_GIVEN EXERCISE_. Leave out the pictures, and write out exactly the lines from the beginning of the material to the line holding "5.1, 4.5, 5.9];", that line included, and nothing else.

_DATA EXCERPTS_.
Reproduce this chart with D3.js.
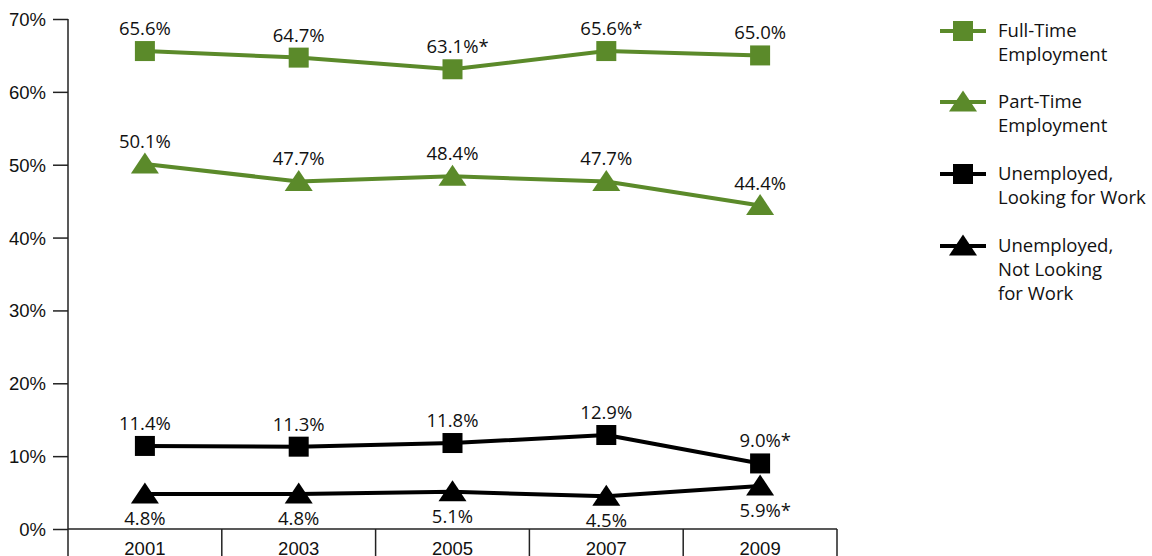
<!DOCTYPE html>
<html>
<head>
<meta charset="utf-8">
<script src="https://cdn.jsdelivr.net/npm/d3@7"></script>
<style>
  html, body { margin: 0; padding: 0; background: #fff; }
  svg { display: block; font-family: "Open Sans", "Noto Sans", sans-serif; }
  text { fill: #111; }
</style>
</head>
<body>
<svg id="chart" width="1152" height="556"></svg>
<script>
// Survey years
const years = ["2001", "2003", "2005", "2007", "2009"];

// Percentages per employment status
const fullTime      = [65.6, 64.7, 63.1, 65.6, 65.0];
const partTime      = [50.1, 47.7, 48.4, 47.7, 44.4];
const unempLooking  = [11.4, 11.3, 11.8, 12.9, 9.0];
const unempNotLook  = [4.8, 4.8, 5.1, 4.5, 5.9];

// Flags for values marked with an asterisk
const fullTimeFlag     = [false, false, true, true, false];
const partTimeFlag     = [false, false, false, false, false];
const unempLookingFlag = [false, false, false, false, true];
const unempNotLookFlag = [false, false, false, false, true];

// Y-axis ticks
const yTicks = [0, 10, 20, 30, 40, 50, 60, 70];

const GREEN = "#5b8a2a";
const BLACK = "#000";

const series = [
  { name: ["Full-Time", "Employment"], values: fullTime, flags: fullTimeFlag, color: GREEN, shape: "square", labelPos: "above" },
  { name: ["Part-Time", "Employment"], values: partTime, flags: partTimeFlag, color: GREEN, shape: "triangle", labelPos: "above" },
  { name: ["Unemployed,", "Looking for Work"], values: unempLooking, flags: unempLookingFlag, color: BLACK, shape: "square", labelPos: "above" },
  { name: ["Unemployed,", "Not Looking", "for Work"], values: unempNotLook, flags: unempNotLookFlag, color: BLACK, shape: "triangle", labelPos: "below" }
];

const svg = d3.select("#chart");
const FONT = 18.5;

const x = d3.scaleBand().domain(years).range([68, 837]);
const y = d3.scaleLinear().domain([0, 70]).range([529, 19]);
const cx = d => x(d) + x.bandwidth() / 2;

// Y axis
const yAxis = svg.append("g")
  .attr("transform", "translate(68,0)")
  .call(d3.axisLeft(y).tickValues(yTicks).tickSize(15).tickSizeOuter(0).tickPadding(7).tickFormat(d => d + "%"));
yAxis.select(".domain").remove();
yAxis.selectAll(".tick line").attr("stroke", "#222").attr("stroke-width", 1.5);
yAxis.selectAll(".tick text").attr("font-size", FONT).attr("font-family", null).attr("fill", "#111").attr("dy", "0.35em");
svg.append("line")
  .attr("x1", 68).attr("x2", 68).attr("y1", y(70)).attr("y2", 556)
  .attr("stroke", "#222").attr("stroke-width", 1.5);

// X axis with band separators
const xAxis = svg.append("g")
  .attr("transform", "translate(0,529)")
  .call(d3.axisBottom(x).tickSize(0).tickPadding(13));
xAxis.select(".domain").remove();
xAxis.selectAll(".tick text").attr("font-size", FONT).attr("font-family", null).attr("fill", "#111").attr("dy", "0.71em");
svg.append("line")
  .attr("x1", 68).attr("x2", 837).attr("y1", 529).attr("y2", 529)
  .attr("stroke", "#222").attr("stroke-width", 1.5);
svg.append("g").selectAll("line")
  .data(years.slice(1).concat(["end"]))
  .join("line")
  .attr("x1", (d, i) => i < years.length - 1 ? x(d) : x(years[years.length - 1]) + x.bandwidth())
  .attr("x2", (d, i) => i < years.length - 1 ? x(d) : x(years[years.length - 1]) + x.bandwidth())
  .attr("y1", 529).attr("y2", 556)
  .attr("stroke", "#222").attr("stroke-width", 1.5);

// Marker shapes
const SQ = 20, TW = 28, TH = 21;
function drawMarker(g, shape, color, px, py) {
  if (shape === "square") {
    g.append("rect").attr("x", px - SQ / 2).attr("y", py - SQ / 2)
      .attr("width", SQ).attr("height", SQ).attr("fill", color);
  } else {
    g.append("path")
      .attr("d", `M${px},${py - TH / 2 - 1}L${px + TW / 2},${py + TH / 2 - 1}L${px - TW / 2},${py + TH / 2 - 1}Z`)
      .attr("fill", color);
  }
}

const line = d3.line().x((d, i) => cx(years[i])).y(d => y(d));

series.forEach(s => {
  const g = svg.append("g");
  g.append("path").datum(s.values)
    .attr("d", line).attr("fill", "none")
    .attr("stroke", s.color).attr("stroke-width", 4).attr("stroke-linejoin", "round");
  s.values.forEach((v, i) => drawMarker(g, s.shape, s.color, cx(years[i]), y(v)));

  // Value labels
  s.values.forEach((v, i) => {
    const px = cx(years[i]);
    const py = s.labelPos === "above" ? y(v) - 16 : y(v) + 31;
    const t = g.append("text")
      .attr("x", px).attr("y", py)
      .attr("text-anchor", "middle")
      .attr("font-size", FONT)
      .text(v.toFixed(1) + "%");
    if (s.flags[i]) {
      const w = t.node().getComputedTextLength();
      g.append("text")
        .attr("x", px + w / 2).attr("y", py)
        .attr("font-size", FONT)
        .text("*");
    }
  });
});

// Legend
const legend = svg.append("g");
const legendY = [31, 102, 174, 246];
series.forEach((s, k) => {
  const ly = legendY[k];
  legend.append("line")
    .attr("x1", 940).attr("x2", 986).attr("y1", ly).attr("y2", ly)
    .attr("stroke", s.color).attr("stroke-width", 4);
  drawMarker(legend, s.shape, s.color, 963, ly);
  s.name.forEach((n, j) => {
    legend.append("text")
      .attr("x", 998).attr("y", ly + j * 24)
      .attr("dy", "0.35em")
      .attr("font-size", FONT)
      .text(n);
  });
});
</script>
</body>
</html>
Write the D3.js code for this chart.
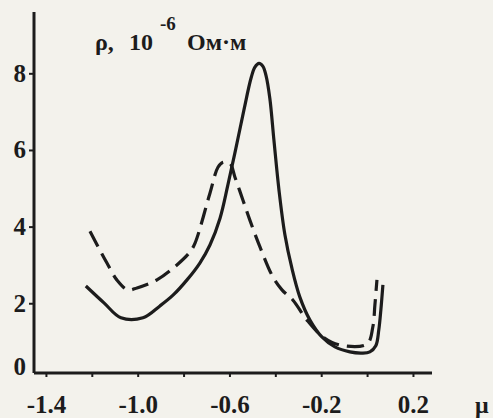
<!DOCTYPE html>
<html>
<head>
<meta charset="utf-8">
<script src="https://cdn.jsdelivr.net/npm/d3@7"></script>
<style>
  html, body { margin: 0; padding: 0; background: #f3f2ec; }
  svg { display: block; }
</style>
</head>
<body>
<svg width="493" height="418"></svg>
<script>
// data: mu (x) and rho in 10^-6 Ohm*m (y)
const solidMu = [-1.226, -1.147, -1.073, -0.977, -0.903, -0.846, -0.785, -0.729, -0.685, -0.641,
  -0.607, -0.572, -0.537, -0.506, -0.489, -0.471, -0.454, -0.441, -0.424, -0.406,
  -0.384, -0.358, -0.328, -0.293, -0.249, -0.197, -0.14, -0.075, -0.022, 0.012,
  0.038, 0.051, 0.06, 0.069];
const solidRho = [2.45, 2.01, 1.62, 1.62, 1.93, 2.21, 2.61, 3.05, 3.52, 4.22,
  5.08, 6.04, 7.04, 7.87, 8.16, 8.26, 8.18, 7.95, 7.35, 6.25,
  4.95, 3.78, 2.92, 2.16, 1.56, 1.12, 0.86, 0.73, 0.7, 0.73,
  0.89, 1.3, 1.82, 2.48];

const dashMu = [-1.208, -1.165, -1.134, -1.091, -1.043, -1.003, -0.916, -0.829, -0.772, -0.75,
  -0.685, -0.65, -0.628, -0.598, -0.576, -0.541, -0.511, -0.467, -0.41, -0.371,
  -0.323, -0.262, -0.192, -0.118, 0.0, 0.025, 0.034, 0.043];
const dashRho = [3.88, 3.39, 3.05, 2.61, 2.35, 2.4, 2.61, 3.0, 3.34, 3.57,
  4.87, 5.55, 5.68, 5.65, 5.29, 4.69, 4.17, 3.47, 2.68, 2.35,
  2.08, 1.56, 1.12, 0.91, 0.94, 1.38, 1.95, 2.61];

const xTicks = [-1.4, -1.2, -1.0, -0.8, -0.6, -0.4, -0.2, 0, 0.2];
const xLabels = [-1.4, -1.0, -0.6, -0.2, 0.2];
const yTicks = [2, 4, 6, 8];

const INK = '#1c1c1c';
const FONT = '"Liberation Serif", "Times New Roman", serif';
const svg = d3.select('svg');

// scales (axis frame runs a bit past the labelled ticks)
const x = d3.scaleLinear().domain([-1.452, 0.283]).range([34, 432]);
const y = d3.scaleLinear().domain([0.18, 9.6]).range([373, 12]);

// x axis
const xAxis = svg.append('g')
  .attr('transform', `translate(0,${y(0.18)})`)
  .call(d3.axisBottom(x)
    .tickValues(xTicks)
    .tickSize(4)
    .tickFormat(d => (xLabels.some(v => Math.abs(v - d) < 1e-9) ? d3.format('.1f')(d) : '')));
xAxis.select('.domain').attr('stroke', INK).attr('stroke-width', 3).attr('d', `M${x.range()[0]},0H${x.range()[1]}`);
xAxis.selectAll('.tick line').attr('stroke', INK).attr('stroke-width', 2);
xAxis.selectAll('.tick text')
  .attr('y', 22)
  .attr('dy', '0.71em')
  .attr('fill', INK)
  .attr('font-family', FONT)
  .attr('font-weight', 'bold')
  .attr('font-size', 25)
  .text(function (d) { return d3.select(this).text().replace('−', '-'); });

// y axis
const yAxis = svg.append('g')
  .attr('transform', `translate(${x.range()[0]},0)`)
  .call(d3.axisLeft(y).tickValues(yTicks).tickSize(5).tickFormat(d3.format('d')));
yAxis.select('.domain').attr('stroke', INK).attr('stroke-width', 3).attr('d', `M0,${y.range()[0]}V${y.range()[1]}`);
yAxis.selectAll('.tick line').attr('stroke', INK).attr('stroke-width', 2);
yAxis.selectAll('.tick text')
  .attr('x', -8)
  .attr('fill', INK)
  .attr('font-family', FONT)
  .attr('font-weight', 'bold')
  .attr('font-size', 25);

// zero label at the corner
svg.append('text')
  .attr('x', x.range()[0] - 8)
  .attr('y', y(0.18) - 6)
  .attr('dy', '0.32em')
  .attr('text-anchor', 'end')
  .attr('fill', INK)
  .attr('font-family', FONT)
  .attr('font-weight', 'bold')
  .attr('font-size', 25)
  .text('0');

// curves
const line = d3.line()
  .x(d => x(d[0]))
  .y(d => y(d[1]))
  .curve(d3.curveCatmullRom.alpha(0.5));

svg.append('path')
  .attr('d', line(d3.zip(solidMu, solidRho)))
  .attr('fill', 'none')
  .attr('stroke', INK)
  .attr('stroke-width', 3.2)
  .attr('stroke-linejoin', 'round');

svg.append('path')
  .attr('d', line(d3.zip(dashMu, dashRho)))
  .attr('fill', 'none')
  .attr('stroke', INK)
  .attr('stroke-width', 3.2)
  .attr('stroke-dasharray', '17,8');

// axis titles
const title = svg.append('text')
  .attr('y', 50)
  .attr('fill', INK)
  .attr('font-family', FONT)
  .attr('font-weight', 'bold')
  .attr('font-size', 24);
title.append('tspan').attr('x', 95).text('ρ,');
title.append('tspan').attr('x', 129).text('10');
title.append('tspan').attr('x', 160).attr('y', 30).attr('font-size', 19).text('-6');
title.append('tspan').attr('x', 187).attr('y', 50).text('Ом·м');

svg.append('text')
  .attr('x', 475)
  .attr('y', 413)
  .attr('fill', INK)
  .attr('font-family', FONT)
  .attr('font-weight', 'bold')
  .attr('font-size', 24)
  .text('μ');
</script>
</body>
</html>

_RESULT BELOW_.
Reproduce this chart with D3.js.
<!DOCTYPE html>
<html>
<head>
<meta charset="utf-8">
<script src="https://cdn.jsdelivr.net/npm/d3@7"></script>
<style>
  html, body { margin: 0; padding: 0; background: #fff; }
  svg { display: block; font-family: "Open Sans", "Noto Sans", sans-serif; }
  text { fill: #111; }
</style>
</head>
<body>
<svg id="chart" width="1152" height="556"></svg>
<script>
// Survey years
const years = ["2001", "2003", "2005", "2007", "2009"];

// Percentages per employment status
const fullTime      = [65.6, 64.7, 63.1, 65.6, 65.0];
const partTime      = [50.1, 47.7, 48.4, 47.7, 44.4];
const unempLooking  = [11.4, 11.3, 11.8, 12.9, 9.0];
const unempNotLook  = [4.8, 4.8, 5.1, 4.5, 5.9];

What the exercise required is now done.